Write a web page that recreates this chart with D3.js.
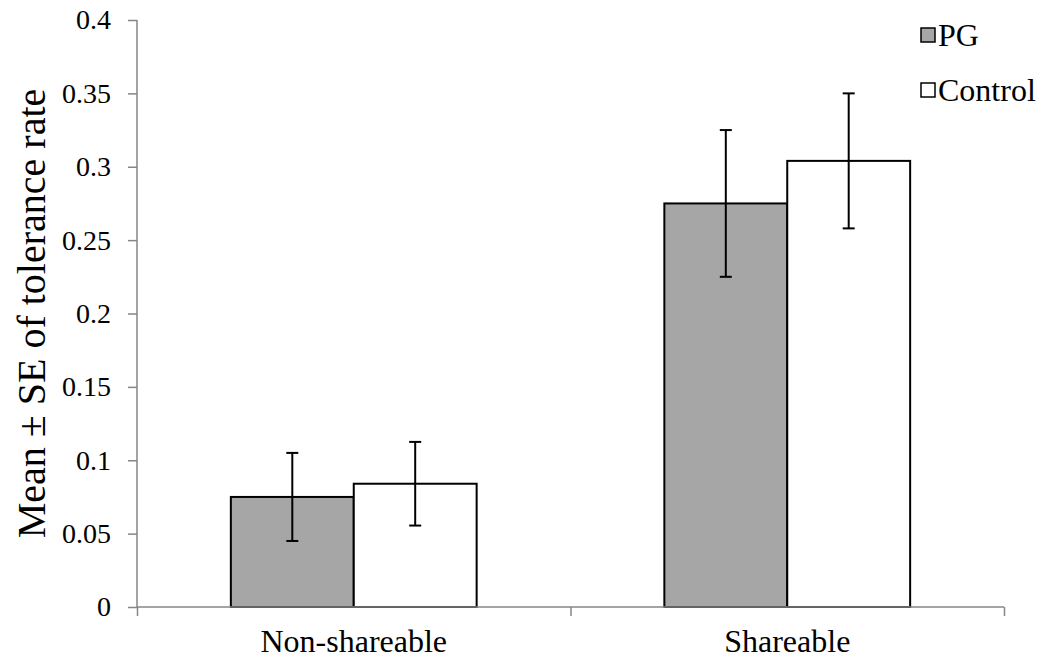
<!DOCTYPE html>
<html>
<head>
<meta charset="utf-8">
<script src="https://cdn.jsdelivr.net/npm/d3@7"></script>
<style>
  body { margin: 0; background: #fff; }
</style>
</head>
<body>
<svg id="chart" width="1051" height="662"></svg>
<script>
// data
const categories = ["Non-shareable", "Shareable"];
const groups = ["PG", "Control"];
const pgMean = [0.075, 0.275];
const pgSE = [0.030, 0.050];
const controlMean = [0.084, 0.304];
const controlSE = [0.0285, 0.046];
const yTicks = [0, 0.05, 0.1, 0.15, 0.2, 0.25, 0.3, 0.35, 0.4];
const colors = { PG: "#a6a6a6", Control: "#ffffff" };
const FONT = "Liberation Serif";

let margin = { top: 20, right: 47, bottom: 55, left: 137 },
    width = 1051 - margin.left - margin.right,
    height = 662 - margin.top - margin.bottom;

let rows = categories.map(function (c, i) {
  return { cat: c, vals: [
    { g: "PG", mean: pgMean[i], se: pgSE[i] },
    { g: "Control", mean: controlMean[i], se: controlSE[i] }
  ] };
});

let svg = d3.select("#chart");
let chart = svg.append("g")
  .attr("transform", "translate(" + margin.left + "," + margin.top + ")");

let x0 = d3.scaleBand().domain(categories).range([0, width]).paddingInner(0.433).paddingOuter(0.2165);
let x1 = d3.scaleBand().domain(groups).range([0, x0.bandwidth()]);
let y = d3.scaleLinear().domain([0, 0.4]).range([height, 0]);

// y axis
let yAxis = chart.append("g")
  .call(d3.axisLeft(y).tickValues(yTicks).tickSize(9).tickPadding(17).tickFormat(d3.format("")));
yAxis.selectAll("line, path").attr("stroke", "#868686").attr("stroke-width", 1.5);
yAxis.select(".domain").attr("d", "M0," + height + "V0");
yAxis.selectAll("text").attr("dy", "0.32em").attr("fill", "#000")
  .style("font-family", FONT).style("font-size", "28px");

// bars
let cat = chart.selectAll(".cat").data(rows).enter().append("g")
  .attr("transform", function (d) { return "translate(" + x0(d.cat) + ",0)"; });

cat.selectAll("rect").data(function (d) { return d.vals; }).enter().append("rect")
  .attr("x", function (d) { return x1(d.g); })
  .attr("width", x1.bandwidth())
  .attr("y", function (d) { return y(d.mean); })
  .attr("height", function (d) { return height - y(d.mean); })
  .attr("fill", function (d) { return colors[d.g]; })
  .attr("stroke", "#000")
  .attr("stroke-width", 2);

// error bars
let err = cat.selectAll(".err").data(function (d) { return d.vals; }).enter().append("g")
  .attr("stroke", "#000").attr("stroke-width", 2);
err.append("line")
  .attr("x1", function (d) { return x1(d.g) + x1.bandwidth() / 2; })
  .attr("x2", function (d) { return x1(d.g) + x1.bandwidth() / 2; })
  .attr("y1", function (d) { return y(d.mean + d.se); })
  .attr("y2", function (d) { return y(d.mean - d.se); });
[1, -1].forEach(function (s) {
  err.append("line")
    .attr("x1", function (d) { return x1(d.g) + x1.bandwidth() / 2 - 6; })
    .attr("x2", function (d) { return x1(d.g) + x1.bandwidth() / 2 + 6; })
    .attr("y1", function (d) { return y(d.mean + s * d.se); })
    .attr("y2", function (d) { return y(d.mean + s * d.se); });
});

// x axis with ticks at category boundaries
let xb = d3.scaleLinear().domain([0, categories.length]).range([0, width]);
let xAxis = chart.append("g").attr("transform", "translate(0," + height + ")")
  .call(d3.axisBottom(xb).ticks(categories.length).tickSize(9).tickFormat(""));
xAxis.selectAll("line, path").attr("stroke", "#868686").attr("stroke-width", 1.5);
xAxis.select(".domain").attr("d", "M0,0H" + width);

chart.selectAll(".catlabel").data(categories).enter().append("text")
  .attr("x", function (d) { return x0(d) + x0.bandwidth() / 2; })
  .attr("y", height + 45)
  .attr("text-anchor", "middle")
  .attr("fill", "#000")
  .style("font-family", FONT).style("font-size", "32px")
  .text(function (d) { return d; });

// y label
svg.append("text")
  .attr("transform", "translate(45," + (margin.top + height / 2) + ") rotate(-90)")
  .attr("text-anchor", "middle")
  .attr("fill", "#000")
  .style("font-family", FONT).style("font-size", "40px")
  .text("Mean ± SE of tolerance rate");

// legend
let legend = svg.selectAll(".legend").data(groups).enter().append("g")
  .attr("transform", function (d, i) { return "translate(921," + (28 + i * 55) + ")"; });
legend.append("rect")
  .attr("width", 14).attr("height", 14)
  .attr("fill", function (d) { return colors[d]; })
  .attr("stroke", "#000").attr("stroke-width", 1.5);
legend.append("text")
  .attr("x", 17).attr("y", 18)
  .attr("fill", "#000")
  .style("font-family", FONT).style("font-size", "32px")
  .text(function (d) { return d; });
</script>
</body>
</html>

--

* Task directions *
Leave the pictures out and please restate exactly the lines running from the start of the material through the one with "let y = d3.scaleLinear().domain([0, 0.4]).range([height, 0]);".

* Result for this task *
Write a web page that recreates this chart with D3.js.
<!DOCTYPE html>
<html>
<head>
<meta charset="utf-8">
<script src="https://cdn.jsdelivr.net/npm/d3@7"></script>
<style>
  body { margin: 0; background: #fff; }
</style>
</head>
<body>
<svg id="chart" width="1051" height="662"></svg>
<script>
// data
const categories = ["Non-shareable", "Shareable"];
const groups = ["PG", "Control"];
const pgMean = [0.075, 0.275];
const pgSE = [0.030, 0.050];
const controlMean = [0.084, 0.304];
const controlSE = [0.0285, 0.046];
const yTicks = [0, 0.05, 0.1, 0.15, 0.2, 0.25, 0.3, 0.35, 0.4];
const colors = { PG: "#a6a6a6", Control: "#ffffff" };
const FONT = "Liberation Serif";

let margin = { top: 20, right: 47, bottom: 55, left: 137 },
    width = 1051 - margin.left - margin.right,
    height = 662 - margin.top - margin.bottom;

let rows = categories.map(function (c, i) {
  return { cat: c, vals: [
    { g: "PG", mean: pgMean[i], se: pgSE[i] },
    { g: "Control", mean: controlMean[i], se: controlSE[i] }
  ] };
});

let svg = d3.select("#chart");
let chart = svg.append("g")
  .attr("transform", "translate(" + margin.left + "," + margin.top + ")");

let x0 = d3.scaleBand().domain(categories).range([0, width]).paddingInner(0.433).paddingOuter(0.2165);
let x1 = d3.scaleBand().domain(groups).range([0, x0.bandwidth()]);
let y = d3.scaleLinear().domain([0, 0.4]).range([height, 0]);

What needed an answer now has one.